Raw records
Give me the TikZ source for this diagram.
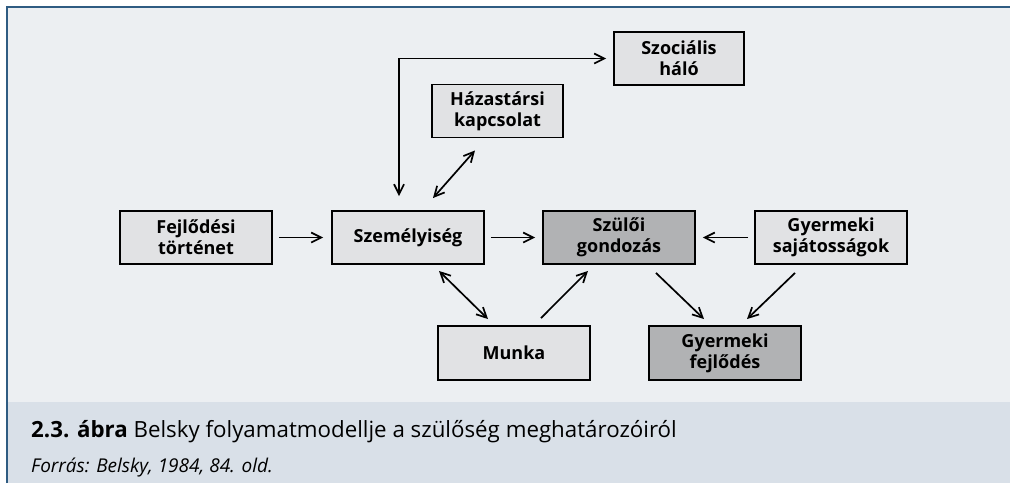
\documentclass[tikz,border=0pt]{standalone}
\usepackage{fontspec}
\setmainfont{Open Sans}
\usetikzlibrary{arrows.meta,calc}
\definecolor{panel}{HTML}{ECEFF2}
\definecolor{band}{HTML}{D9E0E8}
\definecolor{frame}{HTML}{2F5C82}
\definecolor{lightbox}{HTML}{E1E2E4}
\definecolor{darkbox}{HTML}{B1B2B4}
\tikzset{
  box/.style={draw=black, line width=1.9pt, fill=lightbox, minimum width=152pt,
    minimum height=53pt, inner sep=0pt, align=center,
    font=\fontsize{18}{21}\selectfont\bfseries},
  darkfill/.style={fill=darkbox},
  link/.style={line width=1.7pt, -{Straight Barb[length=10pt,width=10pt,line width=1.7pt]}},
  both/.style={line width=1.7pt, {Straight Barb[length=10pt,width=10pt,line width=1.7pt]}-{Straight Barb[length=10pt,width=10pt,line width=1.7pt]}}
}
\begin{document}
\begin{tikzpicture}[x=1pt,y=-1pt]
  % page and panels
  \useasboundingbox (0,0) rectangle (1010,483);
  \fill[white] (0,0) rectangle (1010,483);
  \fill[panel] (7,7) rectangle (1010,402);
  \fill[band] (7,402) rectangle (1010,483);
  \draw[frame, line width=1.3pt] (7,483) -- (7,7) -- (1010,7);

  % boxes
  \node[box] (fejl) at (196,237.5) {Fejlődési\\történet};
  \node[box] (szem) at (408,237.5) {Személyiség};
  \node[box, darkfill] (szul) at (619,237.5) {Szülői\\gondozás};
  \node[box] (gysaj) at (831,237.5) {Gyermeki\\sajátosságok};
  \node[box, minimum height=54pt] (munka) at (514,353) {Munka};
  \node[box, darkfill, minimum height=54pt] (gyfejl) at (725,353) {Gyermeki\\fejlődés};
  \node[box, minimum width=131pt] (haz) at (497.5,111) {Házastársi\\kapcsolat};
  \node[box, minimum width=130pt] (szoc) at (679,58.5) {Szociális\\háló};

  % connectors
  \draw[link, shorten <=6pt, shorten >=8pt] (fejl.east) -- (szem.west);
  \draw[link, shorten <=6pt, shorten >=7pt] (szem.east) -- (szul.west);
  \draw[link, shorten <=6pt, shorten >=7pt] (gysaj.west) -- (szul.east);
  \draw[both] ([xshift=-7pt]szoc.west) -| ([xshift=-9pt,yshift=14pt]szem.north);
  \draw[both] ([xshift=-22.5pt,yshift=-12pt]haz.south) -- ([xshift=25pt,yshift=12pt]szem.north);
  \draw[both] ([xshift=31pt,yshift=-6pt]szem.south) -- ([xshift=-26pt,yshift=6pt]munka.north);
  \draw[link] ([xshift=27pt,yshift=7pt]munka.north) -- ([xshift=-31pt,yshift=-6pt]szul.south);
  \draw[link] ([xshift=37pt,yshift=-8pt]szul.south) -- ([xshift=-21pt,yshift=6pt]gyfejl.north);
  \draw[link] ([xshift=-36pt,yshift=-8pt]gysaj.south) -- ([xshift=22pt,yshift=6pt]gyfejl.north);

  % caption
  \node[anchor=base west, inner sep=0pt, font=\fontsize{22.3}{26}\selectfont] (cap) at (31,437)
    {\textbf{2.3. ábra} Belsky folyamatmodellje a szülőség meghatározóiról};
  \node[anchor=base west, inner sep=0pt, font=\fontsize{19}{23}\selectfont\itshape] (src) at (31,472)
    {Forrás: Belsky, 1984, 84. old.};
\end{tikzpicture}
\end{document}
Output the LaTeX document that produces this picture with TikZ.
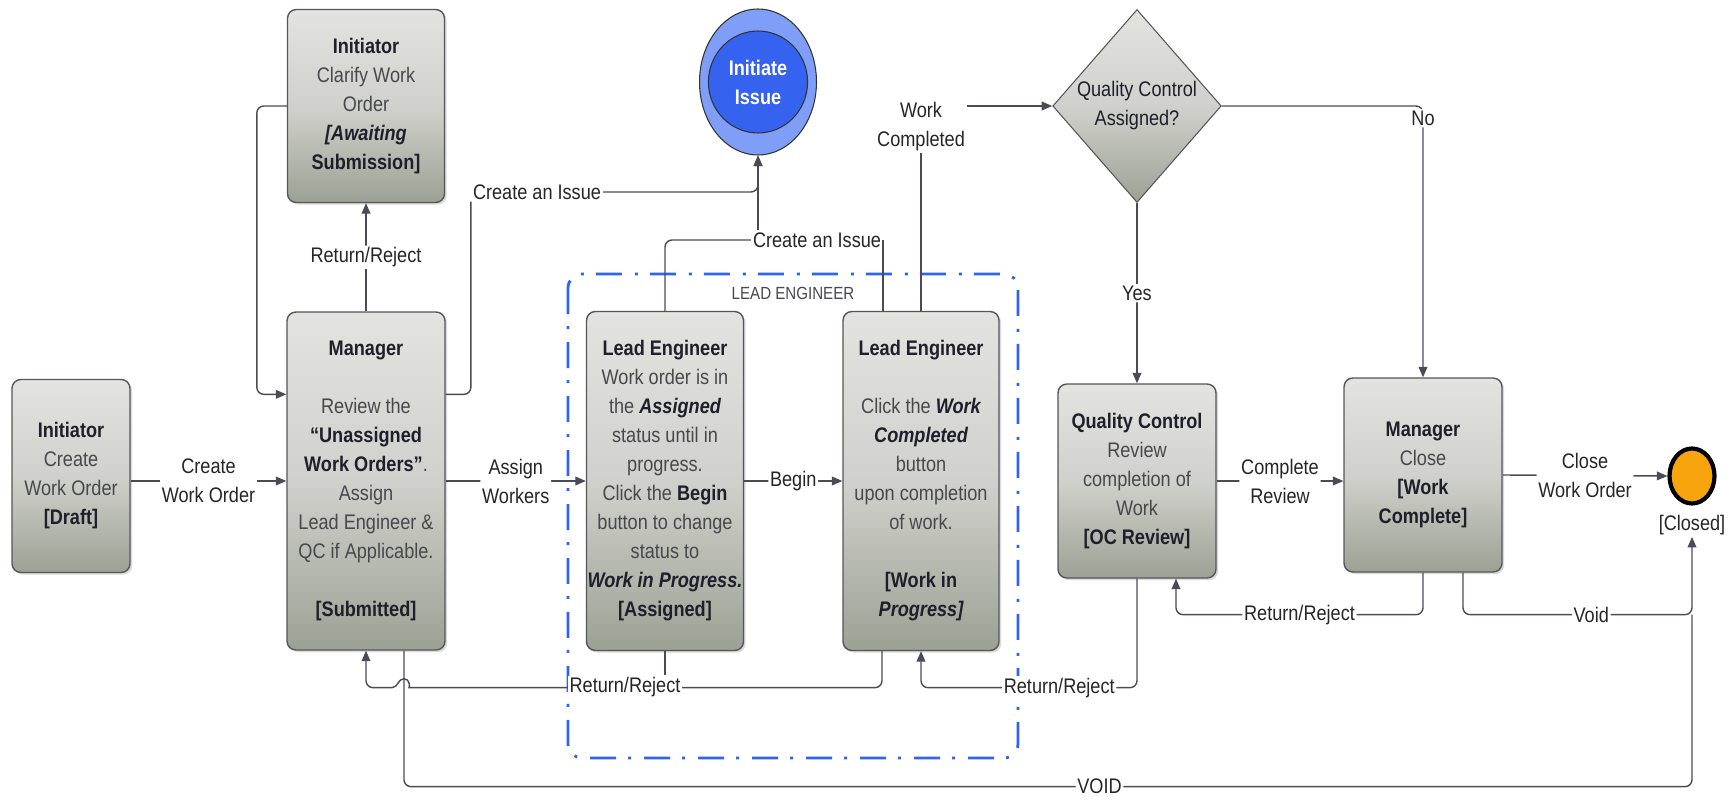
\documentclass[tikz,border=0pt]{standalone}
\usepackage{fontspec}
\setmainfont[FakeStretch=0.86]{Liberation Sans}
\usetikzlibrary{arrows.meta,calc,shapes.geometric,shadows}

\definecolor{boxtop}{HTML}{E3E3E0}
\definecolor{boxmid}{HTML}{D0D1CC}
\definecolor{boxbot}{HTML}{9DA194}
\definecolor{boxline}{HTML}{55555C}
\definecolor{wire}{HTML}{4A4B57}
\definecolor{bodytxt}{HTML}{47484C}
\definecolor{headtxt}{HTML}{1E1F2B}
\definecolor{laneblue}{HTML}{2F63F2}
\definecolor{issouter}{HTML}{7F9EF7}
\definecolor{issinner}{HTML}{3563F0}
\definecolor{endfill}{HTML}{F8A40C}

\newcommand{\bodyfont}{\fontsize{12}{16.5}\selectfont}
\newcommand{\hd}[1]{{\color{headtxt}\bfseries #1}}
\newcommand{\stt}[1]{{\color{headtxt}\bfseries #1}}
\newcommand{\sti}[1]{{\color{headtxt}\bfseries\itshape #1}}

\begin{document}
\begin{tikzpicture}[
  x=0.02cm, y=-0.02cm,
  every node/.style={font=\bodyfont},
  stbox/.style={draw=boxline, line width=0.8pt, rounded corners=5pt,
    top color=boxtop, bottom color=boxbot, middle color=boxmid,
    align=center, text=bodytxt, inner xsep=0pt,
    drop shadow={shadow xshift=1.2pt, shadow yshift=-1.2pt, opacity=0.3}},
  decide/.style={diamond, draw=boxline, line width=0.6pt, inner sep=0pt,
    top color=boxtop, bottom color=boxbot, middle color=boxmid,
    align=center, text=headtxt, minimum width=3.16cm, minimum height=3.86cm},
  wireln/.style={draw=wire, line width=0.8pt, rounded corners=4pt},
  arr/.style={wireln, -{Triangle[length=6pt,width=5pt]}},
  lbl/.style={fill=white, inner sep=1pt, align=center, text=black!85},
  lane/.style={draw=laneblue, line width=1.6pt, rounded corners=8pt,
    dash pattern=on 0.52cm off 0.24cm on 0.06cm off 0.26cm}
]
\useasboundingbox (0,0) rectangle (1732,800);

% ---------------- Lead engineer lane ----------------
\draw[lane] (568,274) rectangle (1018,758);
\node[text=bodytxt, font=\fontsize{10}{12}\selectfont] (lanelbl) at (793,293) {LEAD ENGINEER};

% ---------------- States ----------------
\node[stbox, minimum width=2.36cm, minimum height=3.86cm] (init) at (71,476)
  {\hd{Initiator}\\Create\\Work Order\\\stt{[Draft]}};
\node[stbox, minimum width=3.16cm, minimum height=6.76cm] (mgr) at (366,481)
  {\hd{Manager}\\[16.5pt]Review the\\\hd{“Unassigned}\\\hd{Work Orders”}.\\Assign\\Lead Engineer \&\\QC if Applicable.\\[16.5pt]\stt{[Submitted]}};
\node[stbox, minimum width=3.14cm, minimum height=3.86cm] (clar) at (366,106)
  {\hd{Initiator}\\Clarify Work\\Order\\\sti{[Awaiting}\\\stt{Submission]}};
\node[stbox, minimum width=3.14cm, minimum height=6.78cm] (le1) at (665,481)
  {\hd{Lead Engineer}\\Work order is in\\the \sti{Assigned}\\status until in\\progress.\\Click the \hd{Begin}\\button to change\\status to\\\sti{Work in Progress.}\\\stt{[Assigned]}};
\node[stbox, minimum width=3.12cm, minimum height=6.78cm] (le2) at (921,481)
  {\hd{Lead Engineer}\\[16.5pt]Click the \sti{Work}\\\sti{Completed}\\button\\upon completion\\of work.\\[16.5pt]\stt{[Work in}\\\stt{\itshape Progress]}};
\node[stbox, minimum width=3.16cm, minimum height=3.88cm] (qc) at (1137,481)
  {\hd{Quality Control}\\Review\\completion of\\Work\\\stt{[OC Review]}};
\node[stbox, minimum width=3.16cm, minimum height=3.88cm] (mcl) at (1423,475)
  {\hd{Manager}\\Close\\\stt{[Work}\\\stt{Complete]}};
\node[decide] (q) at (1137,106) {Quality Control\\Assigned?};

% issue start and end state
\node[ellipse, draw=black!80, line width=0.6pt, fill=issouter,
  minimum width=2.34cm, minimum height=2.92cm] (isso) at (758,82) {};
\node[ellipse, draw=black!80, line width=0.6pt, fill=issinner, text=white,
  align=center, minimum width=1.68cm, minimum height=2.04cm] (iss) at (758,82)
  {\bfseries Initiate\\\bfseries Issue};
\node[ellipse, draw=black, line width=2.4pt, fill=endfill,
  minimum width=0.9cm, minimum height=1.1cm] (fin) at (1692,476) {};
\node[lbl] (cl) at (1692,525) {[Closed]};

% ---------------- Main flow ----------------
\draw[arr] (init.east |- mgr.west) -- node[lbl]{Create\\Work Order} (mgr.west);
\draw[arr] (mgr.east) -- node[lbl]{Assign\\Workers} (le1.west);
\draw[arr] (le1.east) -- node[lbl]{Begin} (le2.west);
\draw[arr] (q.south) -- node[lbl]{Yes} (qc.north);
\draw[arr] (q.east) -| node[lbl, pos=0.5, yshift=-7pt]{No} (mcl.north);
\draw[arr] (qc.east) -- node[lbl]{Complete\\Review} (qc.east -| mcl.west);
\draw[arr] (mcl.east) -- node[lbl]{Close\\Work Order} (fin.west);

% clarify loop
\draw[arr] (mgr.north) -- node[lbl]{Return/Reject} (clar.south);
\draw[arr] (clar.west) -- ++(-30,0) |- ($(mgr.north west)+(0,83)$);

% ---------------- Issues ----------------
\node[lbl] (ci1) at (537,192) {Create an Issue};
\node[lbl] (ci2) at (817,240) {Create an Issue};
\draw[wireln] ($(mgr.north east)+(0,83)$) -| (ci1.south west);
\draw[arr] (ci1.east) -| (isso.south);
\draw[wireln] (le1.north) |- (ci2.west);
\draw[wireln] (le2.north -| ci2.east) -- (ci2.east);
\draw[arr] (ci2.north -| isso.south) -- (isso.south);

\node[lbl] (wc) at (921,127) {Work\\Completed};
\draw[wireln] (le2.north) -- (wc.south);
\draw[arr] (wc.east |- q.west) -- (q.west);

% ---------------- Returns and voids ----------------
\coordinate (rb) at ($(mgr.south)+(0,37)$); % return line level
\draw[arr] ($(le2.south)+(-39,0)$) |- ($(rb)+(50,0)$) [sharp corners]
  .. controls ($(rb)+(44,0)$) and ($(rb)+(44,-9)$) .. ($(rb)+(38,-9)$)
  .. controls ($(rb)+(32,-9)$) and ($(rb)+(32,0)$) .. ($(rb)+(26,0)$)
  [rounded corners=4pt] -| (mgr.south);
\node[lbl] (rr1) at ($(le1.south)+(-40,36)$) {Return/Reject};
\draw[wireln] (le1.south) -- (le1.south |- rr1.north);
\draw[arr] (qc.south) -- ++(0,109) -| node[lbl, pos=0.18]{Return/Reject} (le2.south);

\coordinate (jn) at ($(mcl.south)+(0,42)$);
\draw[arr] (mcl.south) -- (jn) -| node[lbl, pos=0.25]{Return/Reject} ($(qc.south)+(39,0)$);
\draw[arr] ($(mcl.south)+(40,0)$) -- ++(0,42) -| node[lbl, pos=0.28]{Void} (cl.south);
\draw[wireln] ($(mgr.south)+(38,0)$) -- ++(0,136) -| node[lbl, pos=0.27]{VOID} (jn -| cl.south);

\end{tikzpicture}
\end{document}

§ **WRITTEN REQUEST**:
Please extract exactly the lines of the data, from the first through the line containing "minimum width=130pt] (szoc)", and add no pictures to the copy.

§ **SOLUTION TO THIS TASK**:
Give me the TikZ source for this diagram.
\documentclass[tikz,border=0pt]{standalone}
\usepackage{fontspec}
\setmainfont{Open Sans}
\usetikzlibrary{arrows.meta,calc}
\definecolor{panel}{HTML}{ECEFF2}
\definecolor{band}{HTML}{D9E0E8}
\definecolor{frame}{HTML}{2F5C82}
\definecolor{lightbox}{HTML}{E1E2E4}
\definecolor{darkbox}{HTML}{B1B2B4}
\tikzset{
  box/.style={draw=black, line width=1.9pt, fill=lightbox, minimum width=152pt,
    minimum height=53pt, inner sep=0pt, align=center,
    font=\fontsize{18}{21}\selectfont\bfseries},
  darkfill/.style={fill=darkbox},
  link/.style={line width=1.7pt, -{Straight Barb[length=10pt,width=10pt,line width=1.7pt]}},
  both/.style={line width=1.7pt, {Straight Barb[length=10pt,width=10pt,line width=1.7pt]}-{Straight Barb[length=10pt,width=10pt,line width=1.7pt]}}
}
\begin{document}
\begin{tikzpicture}[x=1pt,y=-1pt]
  % page and panels
  \useasboundingbox (0,0) rectangle (1010,483);
  \fill[white] (0,0) rectangle (1010,483);
  \fill[panel] (7,7) rectangle (1010,402);
  \fill[band] (7,402) rectangle (1010,483);
  \draw[frame, line width=1.3pt] (7,483) -- (7,7) -- (1010,7);

  % boxes
  \node[box] (fejl) at (196,237.5) {Fejlődési\\történet};
  \node[box] (szem) at (408,237.5) {Személyiség};
  \node[box, darkfill] (szul) at (619,237.5) {Szülői\\gondozás};
  \node[box] (gysaj) at (831,237.5) {Gyermeki\\sajátosságok};
  \node[box, minimum height=54pt] (munka) at (514,353) {Munka};
  \node[box, darkfill, minimum height=54pt] (gyfejl) at (725,353) {Gyermeki\\fejlődés};
  \node[box, minimum width=131pt] (haz) at (497.5,111) {Házastársi\\kapcsolat};
  \node[box, minimum width=130pt] (szoc) at (679,58.5) {Szociális\\háló};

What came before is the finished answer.